Düşünce hürriyeti ile ilgili İnsan Hakları Avrupa Sözleşmesi'nin 10. maddesi aynen şöyledir:
"1. Her fert ifade ve izhar hakkına maliktir. Bu hak içtihat hürriyetini ve resmi makamların müdahalesi ve memleket sınırları mevzubahis olmaksızın, haber veya fikir almak veya vermek serbestisini ihtiva eder. Bu madde, devletlerin radyo, sinema veya televizyon işletmelerini müsaade rejimine tabi kılmalarına mani değildir.
2. Kullanılması vazife ve mesuliyeti tazammun eden bu hürriyetler, demokratik bir toplulukta, zaruri tedbirler mahiyetinde olarak, mili güvenliğin, toprak bütünlüğünün veya amme emniyetinin, nizamı muhafazanın, suçun önlenmesinin, sağlığın veya ahlakın, başkalarının şöhret veya haklarının korunması, gizli haberlerin ifşasına mani olunması veya adalet kuvvetinin üstünlüğünün ve tarafsızlığının sağlanması için ancak ve kanunla, muayyen merasime, şartlara tahditlere veya müeyyidelere tabi tutulabilir."
CEZALANDIRMAK TÜRK DEVLETİNİN EN TABİ HAKKI
Ermeni soykırımı yaptığımızı iddia etmek ve bölücülük propagandası yapmak "milli güvenliğimizi ve toprak bütünlüğümüzü" tehlikeye soktuğundan, bu çeşit iddia ve propagandaları kanunla cezalandırmak Türk Devleti'nin en tabii hakkıdır.

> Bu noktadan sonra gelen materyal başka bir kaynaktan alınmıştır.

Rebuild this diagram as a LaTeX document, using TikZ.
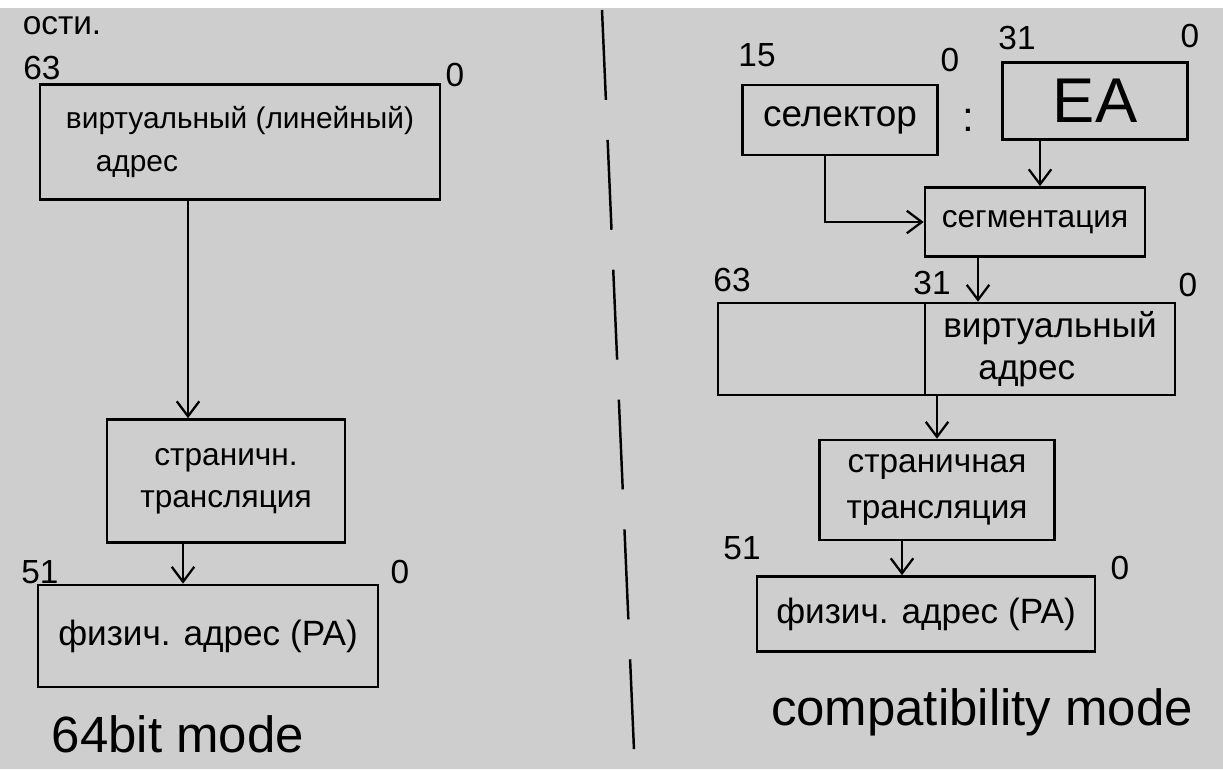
\documentclass[tikz,border=0pt]{standalone}
\usepackage{fontspec}
\setmainfont{Liberation Sans}
\usetikzlibrary{arrows.meta,positioning}
\definecolor{paper}{RGB}{206,206,206}
\tikzset{
  box/.style={rectangle,draw,line width=1.5pt,font=\fontsize{18}{24}\selectfont,align=center},
  num/.style={font=\fontsize{19}{22}\selectfont},
  arr/.style={line width=1.3pt,-{Straight Barb[length=3mm,width=4.5mm]}},
  mode/.style={font=\fontsize{29}{32}\selectfont}
}
\begin{document}
\begin{tikzpicture}[x=0.02cm,y=-0.02cm]
	\useasboundingbox (0,0) rectangle (1223,769);
	\fill[white] (0,0) rectangle (1223,769);
	\fill[paper] (0,8) rectangle (1223,769);
	% Place nodes (64 bit mode)
	\node [num] (top) at (62,26) {ости.};
	\node [num] (l63) at (42,68) {63};
	\node [num] (l0) at (455,75) {0};
	\node [box,minimum width=8cm,minimum height=2.3cm,align=left,font=\fontsize{17}{24}\selectfont] (virt) at (240,142) {виртуальный (линейный)\\\quad адрес};
	\node [box,minimum width=4.76cm,minimum height=2.46cm] (page) at (226,481) {страничн.\\трансляция};
	\node [num] (l51) at (40,572) {51};
	\node [num] (l0b) at (400,572) {0};
	\node [box,minimum width=6.8cm,minimum height=2.04cm,font=\fontsize{20}{24}\selectfont] (phys) at (208,636) {физич. адрес (PA)};
	\node [mode] (m64) at (178,734) {64bit mode};
	% Place nodes (compatibility mode)
	\node [num] (r15) at (757,55) {15};
	\node [num] (r0) at (950,60) {0};
	\node [box,minimum width=3.9cm,minimum height=1.4cm,font=\fontsize{21}{24}\selectfont] (sel) at (840,120) {селектор};
	\node [num,font=\fontsize{24}{26}\selectfont] (colon) at (968,120) {:};
	\node [num] (r31) at (1017,38) {31};
	\node [num] (r0b) at (1190,36) {0};
	\node [box,minimum width=3.7cm,minimum height=1.54cm,font=\fontsize{36}{40}\selectfont] (ea) at (1095,101) {EA};
	\node [box,minimum width=4.4cm,minimum height=1.38cm] (segm) at (1035,222) {сегментация};
	\node [num] (r63) at (732,280) {63};
	\node [num] (r31b) at (932,283) {31};
	\node [num] (r0c) at (1188,285) {0};
	\node [box,minimum width=4.14cm,minimum height=1.84cm] (high) at (821.5,349) {};
	\node [box,minimum width=5cm,minimum height=1.84cm,align=left,font=\fontsize{20}{24}\selectfont] (vaddr) at (1050,349) {виртуальный\\\quad адрес};
	\node [box,minimum width=4.7cm,minimum height=2cm,font=\fontsize{19}{26}\selectfont] (page2) at (937,490) {страничная\\трансляция};
	\node [num] (r51) at (742,548) {51};
	\node [num] (r0d) at (1120,568) {0};
	\node [box,minimum width=6.76cm,minimum height=1.5cm,font=\fontsize{20}{24}\selectfont] (phys2) at (926,614) {физич. адрес (PA)};
	\node [mode] (mcomp) at (982,712) {compatibility mode};
	% Arrows
	\draw [arr] ([xshift=-1.04cm]virt.south) -- ([xshift=-1.04cm]virt.south |- page.north);
	\draw [arr] ([xshift=-0.86cm]page.south) -- ([xshift=-0.86cm]page.south |- phys.north);
	\draw [arr] ([xshift=-1.1cm]ea.south) -- ([xshift=-1.1cm]ea.south |- segm.north);
	\draw [arr] ([xshift=-0.3cm]sel.south) |- (segm.west);
	\draw [arr] ([xshift=-1.14cm]segm.south) -- ([xshift=-1.14cm]segm.south |- vaddr.north);
	\draw [arr] (page2.north |- vaddr.south) -- (page2.north);
	\draw [arr] ([xshift=-0.7cm]page2.south) -- ([xshift=-0.7cm]page2.south |- phys2.north);
	% divider
	\draw [line width=1.4pt,dash pattern=on 1.8cm off 0.8cm] (602,10) -- (634,750);
\end{tikzpicture}
\end{document}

Bu yazımı ünlü tarihçimiz Halil İnalcık'ın 04.03.2003 günü düzenlenen törenle büyük ödülünü alırken söyledikleriyle noktalamak istiyorum:
"Batı'nın şimdiki tavrı, 1850'den başlayan 'Şark Meselesi' alışkanlıklarının değişmediğini göstermektedir. Batı, bugün de Türkiye'yi kendi politikaları çizgisinde yürümeye zorlamak için etnik ayrılıkları kışkırtarak, tıpkı Osmanlı döneminde olduğu gibi, müdahaleci, vesayetçi baskı metotlarını, başka bir kamuflaj altında devam ettirmek peşindedir. Batı, bütün bunları 'Islahat Fermanı' zamanındaki gibi, Türkiye'nin Batı hukuku ve insan hakları standartlarına uygun hale getirmesi için yapmak gerekliliğine bizi inandırmak istiyor... Yanılmayalım, strateji bakımından dünyanın çok nazik bir yerini işgal eden Türkiye, dünya milletleri arasında yalnız bir ülkedir. Tarihten gelen dinmez bir husumetin daima hedefi olmuştur, olmaktadır... Bu, tarihin bize bıraktığı alınyazısıdır. Mustafa Kemal, Osmanlı'yı tarihe gömmüş tam bir inançla Batı'ya dönmüş, fakat yine de o tarihi kin ve düşmanlığı yenememiştir. Bugün sözde Ermeni davası, Batı parlamentolarında ayakta alkışlarla benimseniyorsa, bu sadece bize tarihi husumet psikozunun asla ölmediğini gösteriyor... Bugün Türkiye'de değer hükümleri, yaşam tarzı, yayınları ve okurları taban tabana zıt iki ayrı uzlaşmaz grup var. Bu uzlaşmaz ikilik, radikal yıkıcı hareketlere cesaret vermektedir ve etnik bölücülüğe bulaşarak memleketin geleceğini tehdit etmektedir."